Y finalmente hay un reto que introduce presiones adicionales al trabajo de los periodistas y es que la abundancia, la dispersión y la velocidad con que suceden las cosas afectan eventualmente el contenido, la precisión y la calidad de lo que publican. Es cierto que “el periodismo no es ciencia exacta”, pero algunas prácticas ayudan. Por ejemplo, muy cerca de cumplir su bicentenario, The Times, el rotativo inglés, publicó un anuncio en el que aseguraba que para ''hacer un buen periódico” la receta era muy simple: ''Sólo hay que informar, percibir, planear, explorar, descubrir, investigar, buscar, calcular, desenredar, probar, analizar, edificar, comprobar antecedentes, buscar en las fuentes, evaluar, volver a verificar, sopesar, autentificar, sintetizar, perfilar, ponderar, apreciar, juzgar, reflexionar, predecir, elogiar, aplaudir, deplorar, testificar, avisar, explicar, desmitificar, clarificar, examinar, ilustrar, advertir, aseverar, asombrar, entrevistar, confirmar, corregir y, después de todo ello, publicar''.

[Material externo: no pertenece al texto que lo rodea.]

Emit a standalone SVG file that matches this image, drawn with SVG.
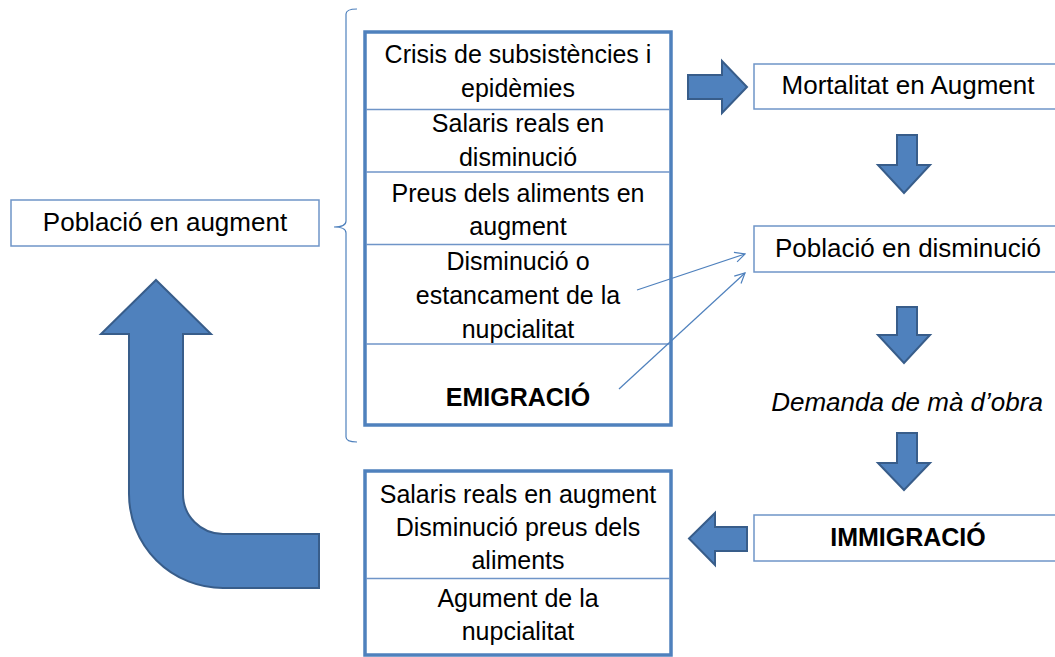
<svg xmlns="http://www.w3.org/2000/svg" width="1055" height="657" viewBox="0 0 1055 657">
<defs>
<style>
.t{font-family:"Liberation Sans",Arial,sans-serif;font-size:25px;fill:#000;text-anchor:middle}
.s{font-size:26px}
.b{font-weight:bold}
.i{font-style:italic}
.box{fill:#fff;stroke:#6F95C8;stroke-width:1.5}
.main{fill:#fff;stroke:#4F81BD;stroke-width:3.5}
.div{stroke:#6F95C8;stroke-width:1.5;fill:none}
.blk{fill:#4F81BD;stroke:#385D8A;stroke-width:2;stroke-linejoin:miter}
.thin{stroke:#4F81BD;stroke-width:1.2;fill:none}
</style>
<marker id="open" viewBox="0 0 12 12" refX="11" refY="6" markerWidth="12" markerHeight="12" markerUnits="userSpaceOnUse" orient="auto">
<path d="M1,1 L11,6 L1,11" fill="none" stroke="#4F81BD" stroke-width="1.2"/>
</marker>
</defs>
<rect width="1055" height="657" fill="#fff"/>

<g id="node-poblacio-augment">
<rect class="box" x="11" y="200" width="308" height="46"/>
<text class="t s" x="165" y="231">Població en augment</text>
</g>

<g id="node-brace">
<path class="thin" d="M357,9 Q346,9 346,14 L346,221 Q346,227 334,227 Q346,227 346,233 L346,437 Q346,442 357,442"/>
</g>

<g id="node-causes">
<rect class="main" x="365" y="32" width="306" height="393"/>
<line class="div" x1="366" y1="109.5" x2="670" y2="109.5"/>
<line class="div" x1="366" y1="172" x2="670" y2="172"/>
<line class="div" x1="366" y1="244.5" x2="670" y2="244.5"/>
<line class="div" x1="366" y1="344" x2="670" y2="344"/>
<text class="t" x="518" y="63">Crisis de subsistències i</text>
<text class="t" x="518" y="97">epidèmies</text>
<text class="t" x="518" y="132">Salaris reals en</text>
<text class="t" x="518" y="166">disminució</text>
<text class="t" x="518" y="202">Preus dels aliments en</text>
<text class="t" x="518" y="235">augment</text>
<text class="t" x="518" y="270">Disminució o</text>
<text class="t" x="518" y="304">estancament de la</text>
<text class="t" x="518" y="338">nupcialitat</text>
<text class="t b" x="518" y="406">EMIGRACIÓ</text>
</g>

<g id="node-mortalitat">
<rect class="box" x="754" y="64" width="308" height="45"/>
<text class="t s" x="908" y="94">Mortalitat en Augment</text>
</g>

<g id="node-poblacio-disminucio">
<rect class="box" x="754" y="226" width="308" height="46"/>
<text class="t s" x="908" y="257">Població en disminució</text>
</g>

<g id="node-demanda">
<text class="t s i" x="907" y="411">Demanda de mà d’obra</text>
</g>

<g id="node-immigracio">
<rect class="box" x="754" y="515" width="308" height="46"/>
<text class="t b" x="908" y="546">IMMIGRACIÓ</text>
</g>

<g id="node-effects">
<rect class="main" x="365" y="471" width="306" height="184"/>
<line class="div" x1="366" y1="578.5" x2="670" y2="578.5"/>
<text class="t" x="518" y="503">Salaris reals en augment</text>
<text class="t" x="518" y="536">Disminució preus dels</text>
<text class="t" x="518" y="569">aliments</text>
<text class="t" x="518" y="607">Agument de la</text>
<text class="t" x="518" y="640">nupcialitat</text>
</g>

<g id="connectors">
<path class="blk" d="M688,75 L722,75 L722,61 L747,87 L722,113 L722,99 L688,99 Z"/>
<path class="blk" d="M897,135 L917,135 L917,165 L930,165 L904,193 L878,165 L897,165 Z"/>
<path class="blk" d="M897,307 L917,307 L917,335 L930,335 L904,363 L878,335 L897,335 Z"/>
<path class="blk" d="M897,433 L917,433 L917,463 L930,463 L904,490 L878,463 L897,463 Z"/>
<path class="blk" d="M747,527 L715,527 L715,513 L689,538.5 L715,565 L715,551 L747,551 Z"/>
<path class="blk" d="M156,280 L211,334 L183,334 L183,494 A40,40 0 0 0 223,534 L319,534 L319,588 L223,588 A94,94 0 0 1 129,494 L129,334 L101,334 Z"/>
<line class="thin" x1="637" y1="290" x2="745" y2="254" marker-end="url(#open)"/>
<line class="thin" x1="619" y1="389" x2="745" y2="273" marker-end="url(#open)"/>
</g>
</svg>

Si bien es cierto que la alternancia mexicana fue la consecuencia de un proceso gradual, complejo y variado, también lo es que la construcción de una democracia consolidada y una ciudadanía de alta intensidad necesitan un sistema de medios que reúna algunas de las características apuntadas. El desarrollo político mexicano, en un sentido amplio, será moderno, sustentable y homologable internacionalmente, en la medida en que tenga medios y periodistas más profesionales, con sentido del humor, rigurosos, cultos, creíbles, capaces de rendir cuentas al público y más humildes. Ni más, ni menos que eso.